The corporate world has a huge impact on sustainability. Every decision can affect the most vulnerable people and ecosystems, threatening livelihoods and exacerbating poverty. For example, the fashion industry has shaped our attitude to clothes. A combination of overconsumption and a lack of regulation means we are buying vast amounts of low-quality textiles. Not only are these garments unfit for long-term use, they cannot be recycled, resulting in a worldwide waste problem that is hugely detrimental to the environment. Meanwhile, the wages and working conditions of mostly female textile workers in countries like Bangladesh often fall well below basic human rights standards.

Textiles have been identified as one of the waste streams with the highest untapped potential to implement circular practices. Throwaway fashion is unsustainable and is stretching the planet’s resources beyond its limits. Every year, Irish people dump 225,000 tonnes of clothing – a huge waste of water and energy considering that it would take 13 years to drink the amount of water needed to make one t-shirt and one pair of jeans.

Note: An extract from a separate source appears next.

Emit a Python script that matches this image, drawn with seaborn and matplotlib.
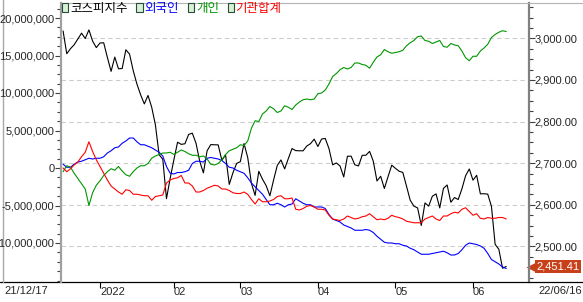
import numpy as np
import pandas as pd
import matplotlib
matplotlib.use('Agg')
import matplotlib.pyplot as plt
import matplotlib.ticker as mtick
import matplotlib.transforms as mtrans
from matplotlib import font_manager
from matplotlib.patches import Patch
from matplotlib.lines import Line2D
import seaborn as sns

# Trading days (KRX) 2021-12-17 .. 2022-06-16
holidays = ['2021-12-31', '2022-01-31', '2022-02-01', '2022-02-02', '2022-03-01',
            '2022-03-09', '2022-05-05', '2022-06-01', '2022-06-06']
dates = pd.bdate_range('2021-12-17', '2022-06-16').drop(pd.to_datetime(holidays))

# KOSPI close (right axis)
kospi = [3017.73, 2963.00, 2975.03, 2984.48, 2998.32, 3012.43, 2999.55, 3020.24, 2993.29, 2977.65,
         2988.77, 2989.24, 2953.97, 2920.53, 2954.89, 2926.72, 2927.38, 2972.48, 2962.09, 2921.92,
         2890.10, 2864.24, 2842.28, 2862.68, 2834.29, 2792.00, 2720.39, 2709.24, 2614.49, 2663.34,
         2707.82, 2750.26, 2745.06, 2746.47, 2768.85, 2771.93, 2747.71, 2704.48, 2676.54, 2729.68,
         2744.52, 2744.09, 2743.80, 2706.79, 2719.53, 2648.80, 2676.76, 2699.18,
         2703.52, 2747.08, 2713.43, 2651.31, 2622.40, 2680.32, 2661.28, 2645.65, 2621.53, 2659.23,
         2694.51, 2707.64, 2686.05, 2711.00, 2735.07, 2729.98, 2729.66, 2729.56, 2741.07, 2746.74, 2757.65,
         2739.85, 2757.90, 2759.20, 2735.03, 2695.86, 2700.39, 2693.10, 2666.76, 2716.49, 2716.71,
         2696.06, 2693.21, 2718.69, 2718.89, 2728.21, 2704.71, 2657.13, 2668.31, 2639.06, 2667.49, 2695.05,
         2687.45, 2680.46, 2677.57, 2644.51, 2610.81, 2596.56, 2592.27, 2550.08, 2604.24, 2596.58,
         2620.44, 2625.98, 2592.34, 2639.29, 2647.38, 2605.87, 2617.22, 2612.45, 2638.05, 2669.66, 2685.90,
         2658.99, 2670.65, 2626.15, 2626.34, 2625.44, 2595.87, 2504.51, 2492.97, 2447.38, 2451.41]

# cumulative net buying, in millions (left axis)
foreign = [0.5, 0.1, 0.1, 0.5, 0.8, 0.9, 1.1, 1.3, 1.2, 1.3,
           1.3, 1.5, 2.0, 2.3, 2.7, 2.8, 3.3, 3.6, 4.0, 4.0,
           3.5, 3.1, 3.1, 2.9, 2.7, 2.4, 2.1, 1.6, 0.2, -0.7,
           -0.8, -0.6, -0.6, -0.5, -0.3, 0.6, 0.9, 0.9, 0.8, 1.3,
           1.4, 1.3, 1.2, 1.0, 0.6, 0.1, 0.0, -0.3, -0.5, -0.7,
           -1.3, -2.0, -2.5, -3.0, -3.5, -4.2, -4.9, -4.9, -4.7, -4.9,
           -5.2, -4.9, -4.8, -4.1, -4.4, -4.7, -4.9, -4.9, -5.2, -5.2,
           -5.2, -5.4, -6.2, -6.8, -7.0, -7.2, -7.6, -7.8, -8.0, -8.3,
           -8.3, -8.3, -8.2, -8.3, -8.6, -9.1, -9.5, -9.9, -10.0, -10.0,
           -10.1, -10.1, -10.3, -10.4, -10.7, -10.9, -11.2, -11.5, -11.5, -11.5,
           -11.4, -11.3, -11.2, -11.1, -11.3, -11.6, -11.6, -11.4, -10.9, -10.3,
           -10.0, -10.1, -10.2, -10.4, -10.7, -11.4, -12.2, -12.5, -12.8, -13.2, -13.4]
individual = [-0.5, 0.3, 0.1, -0.7, -1.4, -2.1, -2.8, -5.0, -3.3, -2.3,
              -1.7, -1.0, -0.5, -0.1, -0.3, 0.2, -0.4, -0.9, -1.1, -0.5,
              0.0, 0.3, 0.3, 0.6, 1.3, 1.6, 1.8, 2.0, 2.0, 2.1,
              1.8, 2.1, 2.4, 2.2, 1.9, 1.7, 1.7, 1.5, 1.6, 1.2,
              0.5, 0.4, 0.6, 1.1, 1.8, 2.3, 2.5, 2.7, 3.1, 3.0,
              3.6, 5.3, 6.3, 6.2, 7.2, 7.6, 8.2, 7.9, 7.4, 7.6,
              8.3, 8.1, 7.8, 8.4, 8.8, 9.1, 9.2, 9.1, 9.2, 9.9,
              10.0, 10.4, 11.2, 12.2, 12.6, 13.1, 13.4, 13.2, 13.4, 14.0,
              14.0, 13.8, 13.7, 13.3, 14.1, 14.8, 15.1, 15.8, 15.5, 15.3,
              15.4, 15.5, 15.7, 16.3, 16.7, 17.0, 17.5, 17.6, 17.0, 16.9,
              16.6, 16.8, 17.0, 16.2, 16.1, 16.6, 16.4, 16.3, 15.6, 14.7,
              14.3, 14.9, 14.9, 15.6, 16.0, 16.5, 17.4, 17.8, 18.1, 18.3, 18.2]
institution = [0.0, -0.5, -0.1, 0.4, 0.8, 1.5, 2.1, 3.5, 2.2, 1.1,
               0.2, -0.7, -1.6, -2.4, -2.8, -3.2, -3.5, -2.9, -3.0, -3.5,
               -3.5, -3.6, -3.7, -3.7, -4.3, -3.8, -3.7, -3.6, -2.0, -1.6,
               -1.4, -1.3, -1.0, -2.0, -2.0, -2.4, -3.2, -3.2, -3.0, -2.7,
               -2.5, -2.3, -2.4, -2.8, -2.8, -3.0, -3.3, -3.4, -3.4, -3.2,
               -3.5, -4.2, -4.8, -4.1, -4.5, -4.5, -4.4, -4.2, -3.8, -3.7,
               -4.1, -4.1, -4.0, -5.5, -5.6, -5.4, -5.1, -5.0, -5.2, -5.5,
               -5.5, -5.6, -6.3, -6.8, -6.9, -7.0, -6.8, -6.4, -6.6, -6.8,
               -6.7, -6.5, -6.4, -6.1, -6.5, -6.9, -6.8, -6.9, -6.7, -6.3,
               -6.5, -6.6, -6.8, -7.1, -7.2, -7.3, -7.3, -7.3, -6.8, -6.6,
               -6.4, -6.8, -7.0, -6.4, -6.4, -6.1, -5.9, -6.0, -5.5, -5.3,
               -5.8, -6.3, -6.1, -6.7, -6.8, -6.6, -6.7, -6.7, -6.6, -6.6, -6.8]

names = ['코스피지수', '외국인', '개인', '기관합계']
colors = ['black', '#0000ff', '#009600', '#ff0000']
month_labels = ['2022', '02', '03', '04', '05', '06']
left_ticks = [-10e6, -5e6, 0, 5e6, 10e6, 15e6, 20e6]

df = pd.DataFrame({'idx': np.arange(len(dates)), 'date': dates, 'kospi': kospi,
                   'foreign': np.array(foreign) * 1e6, 'individual': np.array(individual) * 1e6,
                   'institution': np.array(institution) * 1e6})
month_pos = df.groupby(df['date'].dt.to_period('M'))['idx'].min().values[1:]

sns.set_style('white')
try:
    font_manager.findfont('Liberation Sans Narrow', fallback_to_default=False)
    num_font, num_size = 'Liberation Sans Narrow', 10
except Exception:
    num_font, num_size = 'Liberation Sans', 8
plt.rcParams['font.family'] = [num_font, 'DejaVu Sans']
plt.rcParams['axes.unicode_minus'] = False

W, H = 583, 302
fig = plt.figure(figsize=(W / 100, H / 100), dpi=100, facecolor='white')
x0, x1, yb, yt = 60.6, 528.6, 282.0, 2.7
ax = fig.add_axes([x0 / W, (H - yb) / H, (x1 - x0) / W, (yb - yt) / H])
ax2 = ax.twinx()
ax.set_zorder(2)
ax2.set_zorder(1)
ax.patch.set_visible(False)

# KOSPI on right axis
sns.lineplot(data=df, x='idx', y='kospi', ax=ax2, color=colors[0], lw=0.8)
ax2.set_ylim(2414.2, 3085.6)
ax2.yaxis.set_major_locator(mtick.MultipleLocator(100))
ax2.yaxis.set_minor_locator(mtick.MultipleLocator(25))
ax2.yaxis.set_major_formatter(mtick.StrMethodFormatter('{x:,.2f}'))
ax2.grid(True, axis='y', color='#cccccc', lw=0.8, dashes=(4, 3))
ax2.set_ylabel('')

# investor flows on left axis
for col, c in zip(['foreign', 'individual', 'institution'], colors[1:]):
    sns.lineplot(data=df, x='idx', y=col, ax=ax, color=c, lw=0.8)
ax.set_ylim(-15.2e6, 22.04e6)
ax.set_xlim(-0.67, 126.06)
ax.yaxis.set_major_locator(mtick.FixedLocator(left_ticks))
ax.yaxis.set_minor_locator(mtick.MultipleLocator(1.25e6))
ax.yaxis.set_major_formatter(mtick.StrMethodFormatter('{x:,.0f}'))
ax.set_ylabel('')
ax.set_xlabel('')
ax2.set_xlabel('')

ax.set_xticks(month_pos)
ax.set_xticklabels(month_labels, ha='left')
ax.tick_params(axis='x', direction='out', length=4, width=0.8, color='black', pad=-0.5,
               labelsize=num_size, bottom=True)
ax.tick_params(axis='y', which='major', direction='out', length=4, width=0.8, color='#404040',
               pad=0.5, labelsize=num_size, left=True)
ax.tick_params(axis='y', which='minor', direction='out', length=3, width=0.8, color='#404040', left=True)
ax2.tick_params(axis='y', which='major', direction='out', length=4, width=0.8, color='#404040',
                pad=0.5, labelsize=num_size, right=True)
ax2.tick_params(axis='y', which='minor', direction='out', length=3, width=0.8, color='#404040', right=True)

for s in ['top', 'right', 'bottom', 'left']:
    ax.spines[s].set_visible(False)
    ax2.spines[s].set_visible(False)
ax.spines['left'].set_visible(True)
ax.spines['left'].set_color('#a0a0a0')
ax.spines['left'].set_linewidth(1.6)
ax2.spines['right'].set_visible(True)
ax2.spines['right'].set_color('#808080')
ax2.spines['right'].set_linewidth(1.6)
ax2.spines['top'].set_visible(True)
ax2.spines['top'].set_color('#b4b4b4')
ax2.spines['top'].set_linewidth(0.8)

# frame lines
fig.add_artist(Line2D([0, 1], [(H - yb) / H] * 2, color='black', lw=0.9, transform=fig.transFigure))
fig.add_artist(Line2D([x1 / W, 1], [(H - yt) / H] * 2, color='#b4b4b4', lw=0.8, transform=fig.transFigure))
fig.add_artist(Line2D([2.5 / W] * 2, [(H - yb) / H, 1], color='#a8a8a8', lw=1.0, transform=fig.transFigure))

# date range labels
fig.text(4 / W, (H - 286) / H, dates[0].strftime('%y/%m/%d'), ha='left', va='top', fontsize=num_size)
fig.text(582 / W, (H - 286) / H, dates[-1].strftime('%y/%m/%d'), ha='right', va='top', fontsize=num_size)

# legend
handles = [Patch(facecolor='#d6f2d0', edgecolor='#2a4a40', lw=0.8) for _ in names]
leg = ax.legend(handles, names, loc='upper left', bbox_to_anchor=(62 / W, 1 - 2 / H),
                bbox_transform=fig.transFigure, ncol=4, frameon=False,
                prop={'family': ['Noto Sans CJK KR', 'DejaVu Sans'], 'size': 9},
                handlelength=0.5, handleheight=0.8, handletextpad=0.15, columnspacing=0.7,
                borderpad=0, borderaxespad=0, labelcolor=colors)

# last value tag
last = kospi[-1]
ax2.annotate(f'{last:,.2f}', xy=(1, last), xycoords=('axes fraction', 'data'),
             xytext=(7.5, 0), textcoords='offset pixels', ha='left', va='center',
             color='white', fontsize=num_size, annotation_clip=False,
             bbox=dict(boxstyle='square,pad=0.12', fc='#c8401a', ec='none'))
tip = ax2.get_yaxis_transform() + mtrans.ScaledTranslation(0.035, 0, fig.dpi_scale_trans)
ax2.plot([1], [last], marker='<', markersize=9, color='#c8401a', mec='none',
         transform=tip, clip_on=False)

fig.savefig('out.png', dpi=100, facecolor='white')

The circular economy concept brings a holistic perspective to the lifespan of a product from design, material choice, sustainable production processes, product use, reuse and recycling. Circularity benefits the environment and can go some way in helping to address climate change. It also has the potential to generate innovative and sustainable economic opportunities.

The aim is to move past the current take-make-waste extractive industrial model using three key principles:

  1. Designing waste and pollution out of the lifecycle of a product
  2. Keeping products and material in use
  3. Reviving natural systems

Oxfam Ireland works with a wide range of companies committed to sustainability – these business partnerships directly improve the lives of millions of people worldwide by making it easier to keep excess stock out of landfills. However, a lot more needs to be done to develop the potential of the circular economy.

To that end, Oxfam Ireland is calling on the next government to: 

  • Create a textiles action plan for the textiles industry that contains measures on waste prevention that adopts key legislative frameworks such as the EU waste hierarchy. The plan should also ensure that retailers are signatories to the UN Fashion Industry Charter for Climate Action.
  • Offer support solutions to incentivise circular practices, especially involving social enterprises, including reducing VAT for services that prolong a product’s life such as repair, resale or specialised washing; work to make secondary raw materials more financially viable in comparison to virgin raw materials to incentivise their use, and dedicate research and funding to secondary raw material so as to optimise its quality and longevity.
  • Design and implement policy guidelines to encourage innovation. A lifecycle assessment can assist with policy design as it can be used to determine the relevant measures to reduce environmental impact.
  • Insist on transparency in the textile chain so that consumers are aware of where and under what conditions their clothes are made. This includes making consumers aware of where donated clothing products end up.
  • Implement the Extended Producer Responsibility (EPR) framework. Stemming from the European Waste Framework directive, this framework can be used to implement the regulatory requirement to separately collect textiles by 2025.